Is This Buffett Favorite A Screaming Buy?
If you listened to the mainstream financial news networks, you would be forgiven for thinking that a softening economy, higher inflation, and rising interest rates had crushed the consumer and that spending was on the verge of a titanic plunge. But if that’s all true why is Visa down by a small single digit percentage for the year while the S&P 500 is down almost 3x as much?
The truth is Visa, a Buffett favorite, has an enviable business model with a massive moat. Visa depends on transaction fees not interest on credit card debt to generate its cash flows, which are significant. The company enjoys large margins – its gross margin has not fallen below 96% for the past 5 years – and impressive revenue growth, other than during 2020.
Top Line Growth Better Than It Seems
It is notable that in spite of the headwinds economically, Visa’s CFO has stated the company is “seeing no evidence of a pullback in consumer spending” for its fiscal Q4.
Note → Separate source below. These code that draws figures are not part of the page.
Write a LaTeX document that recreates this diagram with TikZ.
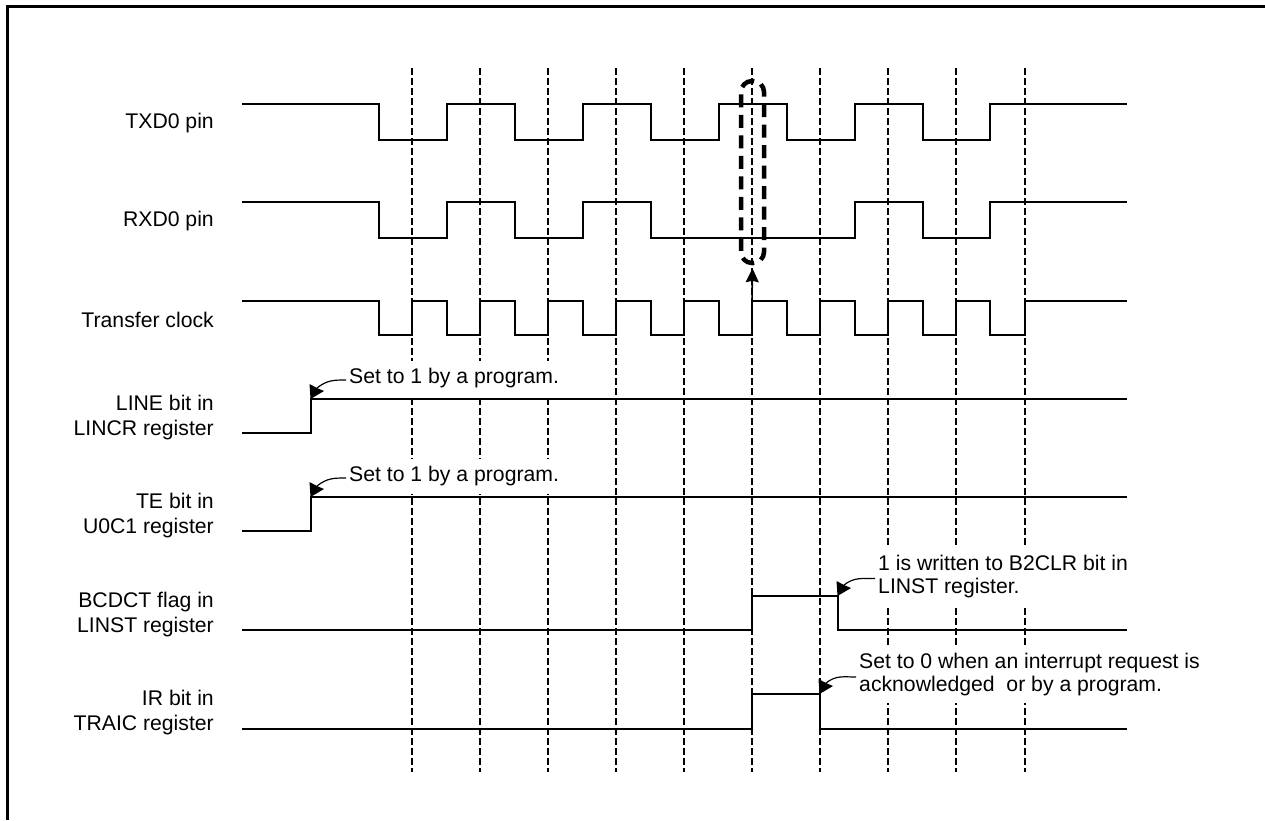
\documentclass[tikz,border=0pt]{standalone}
\usepackage{fontspec}
\setmainfont{Liberation Sans}
\usetikzlibrary{arrows.meta}
\tikzset{
  x=1pt,y=-1pt,
  frameline/.style={line width=3.5pt,line cap=butt},
  grid/.style={line width=1.3pt,dash pattern=on 6.5pt off 3.5pt},
  wave/.style={line width=2pt,line join=miter},
  siglabel/.style={anchor=east,align=right,inner sep=0pt,font=\fontsize{21.2}{25}\selectfont},
  note/.style={anchor=west,align=left,fill=white,inner sep=2pt,font=\fontsize{21.2}{23}\selectfont},
  callout/.style={line width=1.2pt},
  capture/.style={line width=4.5pt,dash pattern=on 13pt off 7.5pt,rounded corners=11pt},
  risearrow/.style={line width=1.6pt,shorten >=3pt,-{Stealth[length=14pt,width=13pt,inset=1.5pt]}}
}
\newcommand{\calloutarrow}[2]{%
  \draw[callout] ([xshift=-1pt,yshift=-2pt]#1.west) .. controls +(-12,0) and +(10,-8) .. ([shift={(6,-11)}]#2);
  \fill ([shift={(-0.5,0)}]#2) -- ([shift={(-1.5,-15)}]#2) -- ([shift={(6,-11)}]#2) -- ([shift={(13,-8)}]#2) -- cycle;
}
\begin{document}
\begin{tikzpicture}
\useasboundingbox (0,0) rectangle (1265,820);
\draw[frameline] (7.5,820) -- (7.5,6.5) -- (1265,6.5);
\foreach \gx in {412,480,548,616,684,752,820,888,956,1025}
  \draw[grid] (\gx,68) -- (\gx,772);
% waveforms
\draw[wave] (242,104) -- (379,104) -- (379,140) -- (447,140) -- (447,104) -- (515,104) -- (515,140) -- (583,140) -- (583,104) -- (651,104) -- (651,140) -- (719,140) -- (719,104) -- (787,104) -- (787,140) -- (855,140) -- (855,104) -- (923,104) -- (923,140) -- (990,140) -- (990,104) -- (1127,104);
\draw[wave] (242,202) -- (379,202) -- (379,238) -- (447,238) -- (447,202) -- (515,202) -- (515,238) -- (583,238) -- (583,202) -- (651,202) -- (651,238) -- (855,238) -- (855,202) -- (923,202) -- (923,238) -- (990,238) -- (990,202) -- (1127,202);
\draw[wave] (242,301) -- (379,301) -- (379,335) -- (412,335) -- (412,301) -- (447,301) -- (447,335) -- (480,335) -- (480,301) -- (515,301) -- (515,335) -- (548,335) -- (548,301) -- (583,301) -- (583,335) -- (616,335) -- (616,301) -- (651,301) -- (651,335) -- (684,335) -- (684,301) -- (719,301) -- (719,335) -- (752,335) -- (752,301) -- (787,301) -- (787,335) -- (820,335) -- (820,301) -- (855,301) -- (855,335) -- (888,335) -- (888,301) -- (923,301) -- (923,335) -- (956,335) -- (956,301) -- (990,301) -- (990,335) -- (1025,335) -- (1025,301) -- (1127,301);
\draw[wave] (242,433) -- (311,433) -- (311,399) -- (1127,399);
\draw[wave] (242,531) -- (311,531) -- (311,497) -- (1127,497);
\draw[wave] (242,630) -- (752,630) -- (752,596) -- (838,596) -- (838,630) -- (1127,630);
\draw[wave] (242,729) -- (752,729) -- (752,694) -- (820,694) -- (820,729) -- (1127,729);
% labels
\node[siglabel] (ltxd) at (214,123) {TXD0 pin};
\node[siglabel] (lrxd) at (214,221) {RXD0 pin};
\node[siglabel] (lclk) at (214,320) {Transfer clock};
\node[siglabel] (lline) at (214,418) {LINE bit in\\LINCR register};
\node[siglabel] (lte) at (214,516) {TE bit in\\U0C1 register};
\node[siglabel] (lbc) at (214,615) {BCDCT flag in\\LINST register};
\node[siglabel] (lir) at (214,713) {IR bit in\\TRAIC register};
% notes
\node[note,minimum height=35pt] (n1) at (347,378) {Set to 1 by a program.};
\node[note,minimum height=35pt] (n2) at (347,476) {Set to 1 by a program.};
\node[note,minimum height=57pt] (n3) at (876,576.5) {1 is written to B2CLR bit in\\LINST register.};
\node[note,minimum height=55pt] (n4) at (857,675) {Set to 0 when an interrupt request is\\acknowledged~~or by a program.};
\coordinate (t1) at (311,399);
\coordinate (t2) at (311,497);
\coordinate (t3) at (838,596);
\coordinate (t4) at (820,694);
\calloutarrow{n1}{t1}
\calloutarrow{n2}{t2}
\calloutarrow{n3}{t3}
\calloutarrow{n4}{t4}
% capture
\node[draw,capture,minimum width=23pt,minimum height=182pt,inner sep=0pt] (cap) at (752.5,172) {};
\coordinate (clkedge) at (752,301);
\draw[risearrow] (clkedge) -- (cap.south);
\end{tikzpicture}
\end{document}
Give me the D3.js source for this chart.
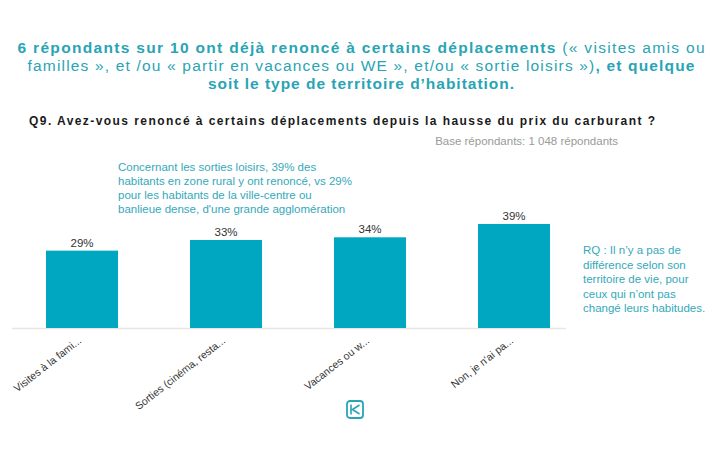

Indeed, a look back over the past five years reveals impressive revenue growth, with the COVID era the only blip.
- 2017: 21.7%
- 2018: 12.3%
- 2019: 11.5%
- 2020: -4.9%
- 2021: 10.3%
On a year over year basis, the outstanding top line growth is evident:
- 2021 Q2: 26.7%
- 2021 Q3: 28.6%
- 2021 Q4: 24.1%
- 2022 Q1: 25.5%
- 2022 Q2: 18.7%
A cursory glance at revenues would lead a casual observer to see “just” 10% growth in 2021 but the reality is revenue growth through most quarters in 2021 and all of 2022 thus far has been much more rapid. That acceleration in growth cannot be overstated. It shows that Visa is not suffering the effects of a weaker economy.
In its most recent quarter, the growth pop is attributable to a 40% rise in volume cross-border, a sign that travel has increased substantially.
Why Visa Is So Attractive To Buffett?
Together with Mastercard, Visa enjoys duopoly status. That allows it to operate with an asset-light model featuring low overheads. It’s notable that mobile financial technology platforms like Block and Paypal rely on these duopoly players.
The company’s business model is so operationally efficient that it produces massive cash flows. Since 2017 Cash Flow from Operation has mushroomed higher:
- 2017: $9.3 billion
- 2018: $12.9 billion
- 2019: $12.7 billion
- 2020: $10.4 billion
- 2021: $15.2 billion
Profit margins are north of 50% and operating margins are north of 65%. But the good news doesn’t stop there. The revenue forecasts according to the Street are astonishing:
- FY 2022: $29.0 billion
- FY 2023: $32.4 billion
- FY 2024: $36.5 billion
- FY 2025: $40.5 billion
- FY 2026: $45.3 billion
Other positives are a 14 year streak of dividend payments, a payout ratio of just 21.27% and a dividend yield of 0.73%.
On the all-important issue of valuation, Visa still has upside of almost 25% according to Wall Street. The consensus estimate across 32 analysts is for Visa to hit fair value at $256.19.
Even if they are not exactly spot on, investors have a significant margin of safety. From our number-crunching, the stock isn’t as cheap as we would like in order to get very enthusiastic but for such a strong performer in a down market with significant revenue growth potential on the horizon, it’s an enticing play that’s quite appetizing.